Est-ce un défaut de connaissance et de formation des enseignants-chercheurs ? Probablement. L’importance de la formation des enseignants-chercheurs à l’innovation pédagogique est largement partagée par les Universités et les Grandes Écoles, et les initiatives de formation plus importantes que la perception commune. Pour autant, la connaissance et la diffusion des dernières avancées dans le champ des sciences cognitives restent limitées.
Les étudiants ont une bonne compréhension du corps humain et une pratique régulière d’exercice physique. À l’instar de leurs professeurs, le cerveau, son fonctionnement et la manière dont la connaissance se forme restent souvent des inconnus pour eux. Si on faisait un test, combien d’enseignants-chercheurs seraient capables de citer les 8 (et demi) formes d’intelligence de Gardner (N.B. intrapersonnelle, interpersonnelle, kinesthésique, linguistique, logico-mathématique, musicale, spatiale, naturaliste, existentielle).

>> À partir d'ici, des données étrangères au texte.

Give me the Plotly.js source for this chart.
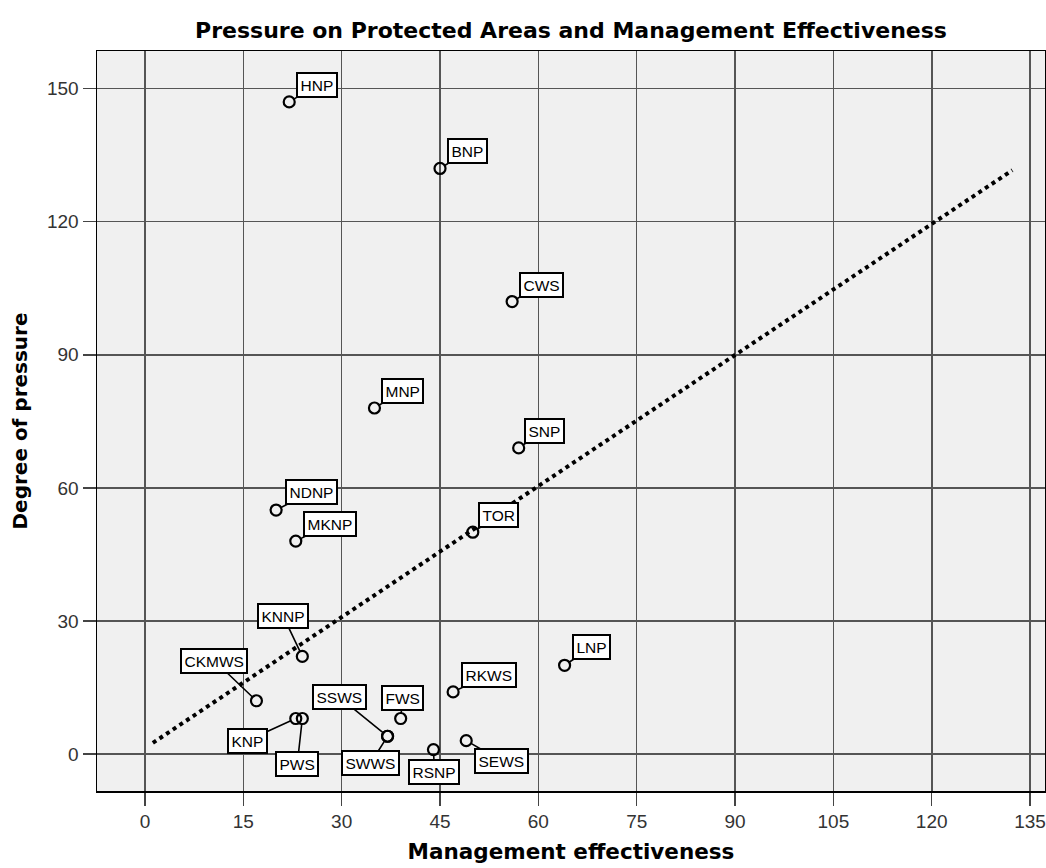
<!DOCTYPE html>
<html>
<head>
<meta charset="utf-8">
<script src="https://cdn.plot.ly/plotly-3.0.1.min.js"></script>
<style>
  html, body { margin: 0; padding: 0; background: #ffffff; }
  #chart { width: 1046px; height: 868px; }
</style>
</head>
<body>
<div id="chart"></div>
<script>
// ---- data ----
const areaNames = ['HNP','BNP','CWS','MNP','SNP','NDNP','TOR','MKNP','KNNP','LNP','CKMWS','RKWS','FWS','KNP','PWS','SSWS','SWWS','SEWS','RSNP'];
const effectiveness = [22,45,56,35,57,20,50,23,24,64,17,47,39,23,24,37,37,49,44];
const pressure = [147,132,102,78,69,55,50,48,22,20,12,14,8,8,8,4,4,3,1];
const trendX = [1.2, 132.3];
const trendY = [2.5, 131.6];
const xTicks = [0,15,30,45,60,75,90,105,120,135];
const yTicks = [0,30,60,90,120,150];

// ---- label placement (pixel offsets of label boxes from points) ----
const labelOffsets = {
  HNP:[28,-17], BNP:[27,-17], CWS:[29,-17], MNP:[28,-17], SNP:[26,-17],
  NDNP:[35,-18], TOR:[26,-17], MKNP:[34,-17], KNNP:[-19,-40], LNP:[27,-18],
  CKMWS:[-42,-40], RKWS:[36,-17], FWS:[2,-21], KNP:[-48,22], PWS:[-5,45],
  SSWS:[-48,-39], SWWS:[-17,27], SEWS:[35,20], RSNP:[1,22]
};

const labelFont = {family: 'Arial, "Liberation Sans", sans-serif', size: 15.5, color: '#000'};
const annotations = areaNames.map((n, i) => ({
  x: effectiveness[i], y: pressure[i], xref: 'x', yref: 'y',
  text: n, showarrow: true, arrowhead: 0, arrowwidth: 1.6, arrowcolor: '#000',
  ax: labelOffsets[n][0], ay: labelOffsets[n][1], standoff: 5.5,
  bgcolor: '#ffffff', bordercolor: '#000', borderwidth: 2, borderpad: 2.5,
  font: labelFont
}));

const traces = [
  {
    x: trendX, y: trendY, type: 'scatter', mode: 'lines',
    line: {color: '#000', width: 4, dash: '4px,4px'},
    hoverinfo: 'skip', showlegend: false
  },
  {
    x: effectiveness, y: pressure, text: areaNames, type: 'scatter', mode: 'markers',
    marker: {symbol: 'circle-open', size: 11, color: '#000', line: {width: 2.2, color: '#000'}},
    showlegend: false
  }
];

const tickFont = {family: 'Arial, "Liberation Sans", sans-serif', size: 19, color: '#333'};
const titleFontFamily = '"DejaVu Sans", Verdana, sans-serif';

const layout = {
  width: 1046, height: 868,
  margin: {l: 97, r: 1, t: 51, b: 77, pad: 0},
  paper_bgcolor: '#ffffff',
  plot_bgcolor: '#f0f0f0',
  showlegend: false,
  title: {
    text: 'Pressure on Protected Areas and Management Effectiveness',
    font: {family: titleFontFamily, size: 22, color: '#000', weight: 'bold'},
    x: 0.5, xref: 'paper', xanchor: 'center',
    y: 1 - 30/868, yref: 'container', yanchor: 'middle'
  },
  xaxis: {
    range: [-7.32, 137.28],
    tickmode: 'array', tickvals: xTicks, ticktext: xTicks.map(String),
    ticks: 'outside', ticklen: 13, tickwidth: 1.5, tickcolor: '#444',
    tickfont: tickFont,
    showgrid: true, gridcolor: '#555555', gridwidth: 1.6,
    zeroline: false,
    showline: true, mirror: true, linecolor: '#000', linewidth: 1.5,
    title: {text: 'Management effectiveness', font: {family: titleFontFamily, size: 21.5, color: '#000', weight: 'bold'}, standoff: 12}
  },
  yaxis: {
    range: [-8.34, 158.48],
    tickmode: 'array', tickvals: yTicks, ticktext: yTicks.map(String),
    ticks: 'outside', ticklen: 13, tickwidth: 1.5, tickcolor: '#444',
    tickfont: tickFont,
    showgrid: true, gridcolor: '#555555', gridwidth: 1.6,
    zeroline: false,
    showline: true, mirror: true, linecolor: '#000', linewidth: 1.5,
    title: {text: 'Degree of pressure', font: {family: titleFontFamily, size: 20, color: '#000', weight: 'bold'}, standoff: 14}
  },
  annotations: annotations
};

Plotly.newPlot('chart', traces, layout, {displayModeBar: false, staticPlot: true});
</script>
</body>
</html>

Cette typologie est critiquée mais il faut lui reconnaître le mérite de mettre en évidence la pluralité de l’intelligence et d’avoir stimulé de nouveaux travaux sur les formes d’intelligence comme la théorie triarchique de l’intelligence (analytique, créative ou synthétique, pratique) de Robert Stenberg.
N’avons-nous pas tendance à calquer notre propre modèle cognitif sur nos apprenants ? Oui très certainement pour la majorité d’entre nous. Il est naturel de rester dans sa zone de confort cognitive mais un groupe d’étudiants représentera une variété de profils cognitifs. Le renouvellement des pratiques pédagogiques dans l’enseignement supérieur a fait lever le verrou d’une position dominante du professeur et d’une monotonie du mode d’apprentissage.

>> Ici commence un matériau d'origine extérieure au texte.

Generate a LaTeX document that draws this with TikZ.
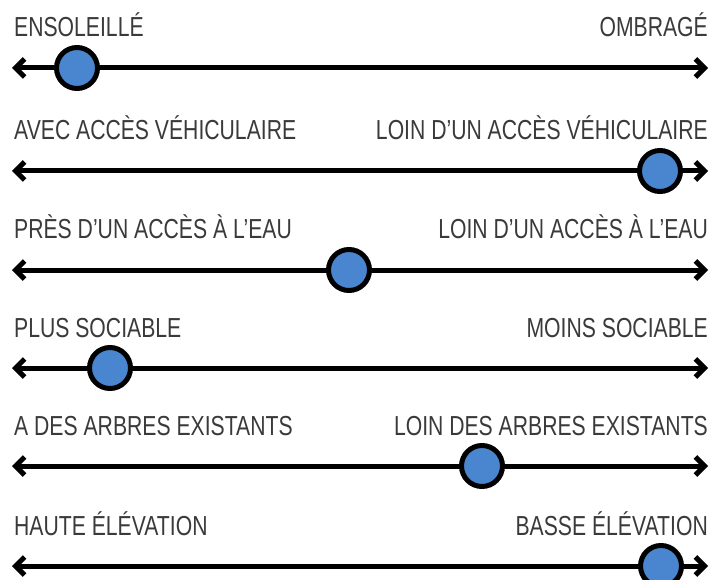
\documentclass[tikz,border=0pt]{standalone}
\usepackage{fontspec}
\setmainfont{Liberation Sans}[FakeStretch=0.77]
\usetikzlibrary{arrows.meta}
\definecolor{knob}{HTML}{4A86CF}
\definecolor{ink}{HTML}{3A3A3A}
\tikzset{
  scale line/.style={line width=5pt, {Straight Barb[length=9pt,width=18pt]}-{Straight Barb[length=9pt,width=18pt]}},
  knobdot/.style={circle, draw=black, line width=5pt, fill=knob, minimum size=41pt, inner sep=0pt},
  lefttag/.style={anchor=base west, inner sep=0pt, text=ink, font=\fontsize{27.5}{27.5}\selectfont},
  righttag/.style={anchor=base east, inner sep=0pt, text=ink, font=\fontsize{27.5}{27.5}\selectfont},
}
\begin{document}
\begin{tikzpicture}[x=1pt,y=-1pt]
\useasboundingbox (0,0) rectangle (712,580);
\foreach \row/\yy/\kx/\ltxt/\rtxt in {
  1/68/77/{ENSOLEILLÉ}/{OMBRAGÉ},
  2/171/660/{AVEC ACCÈS VÉHICULAIRE}/{LOIN D’UN ACCÈS VÉHICULAIRE},
  3/270/349/{PRÈS D’UN ACCÈS À L’EAU}/{LOIN D’UN ACCÈS À L’EAU},
  4/368/110/{PLUS SOCIABLE}/{MOINS SOCIABLE},
  5/466/482/{A DES ARBRES EXISTANTS}/{LOIN DES ARBRES EXISTANTS},
  6/566/661/{HAUTE ÉLÉVATION}/{BASSE ÉLÉVATION}} {
  \coordinate (a\row) at (12,\yy);
  \coordinate (b\row) at (708,\yy);
  \node[lefttag] (l\row) at (14,\yy-31) {\ltxt};
  \node[righttag] (r\row) at (708,\yy-31) {\rtxt};
  \draw[scale line] (a\row) -- (b\row);
  \node[knobdot] (k\row) at (\kx,\yy) {};
}
\end{tikzpicture}
\end{document}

Maîtriser la production de connaissances
L’étape suivante, dans un monde où d’autres formes d’intelligence que l’intelligence humaine se développent, est de bien comprendre mutuellement (étudiants et enseignants) comment nous apprenons et créons de la connaissance (dont des connaissances créatives).
Il n’y a que des avantages à comprendre, par exemple, pourquoi il est contre-productif de maintenir des durées de cours ou des postures corporelles incompatibles avec la capacité d’attention du cerveau et comment la fatigue, le manque de sommeil (que nous avons culturellement en France tendance à valoriser) ou autres font barrière à la cognition. Et à l’inverse comment l’apprentissage progresse s’il se situe dans un contexte propice.
Face aux machines, quelle est la force de l’homme ? Si la réponse principale est sa capacité à créer, nous ne pouvons plus faire l’économie d’une formation à l’apprentissage pour tous (enseignants et étudiants) comme base solide pour ensuite aller vers les enseignements académiques.
Les sciences cognitives enrichissent les autres sciences
Les sciences cognitives sont également source d’enrichissement des disciplines académiques. Prenons l’exemple de sciences de gestion et économiques. Hervé Laroche et Jean‑Pierre Nioche ont dès 1994 interrogé l’apport des sciences cognitives à la stratégie d’entreprise en indiquant que « l’une des clés du processus stratégique, peut-être la seule, réside dans la pensée des dirigeants, dans ses mécanismes ».
De son côté, l’économie cognitive, nouvelle venue de la dernière décennie, étudie les croyances et les raisonnements des acteurs économiques dans un environnement d’interaction dynamique.
Oser les sciences cognitives dans l’enseignement supérieur, c’est simplement prendre le risque d’un apprentissage plus épanoui et plus porteur de créativité et de meilleure compréhension des phénomènes que nous observons, analysons et enseignons.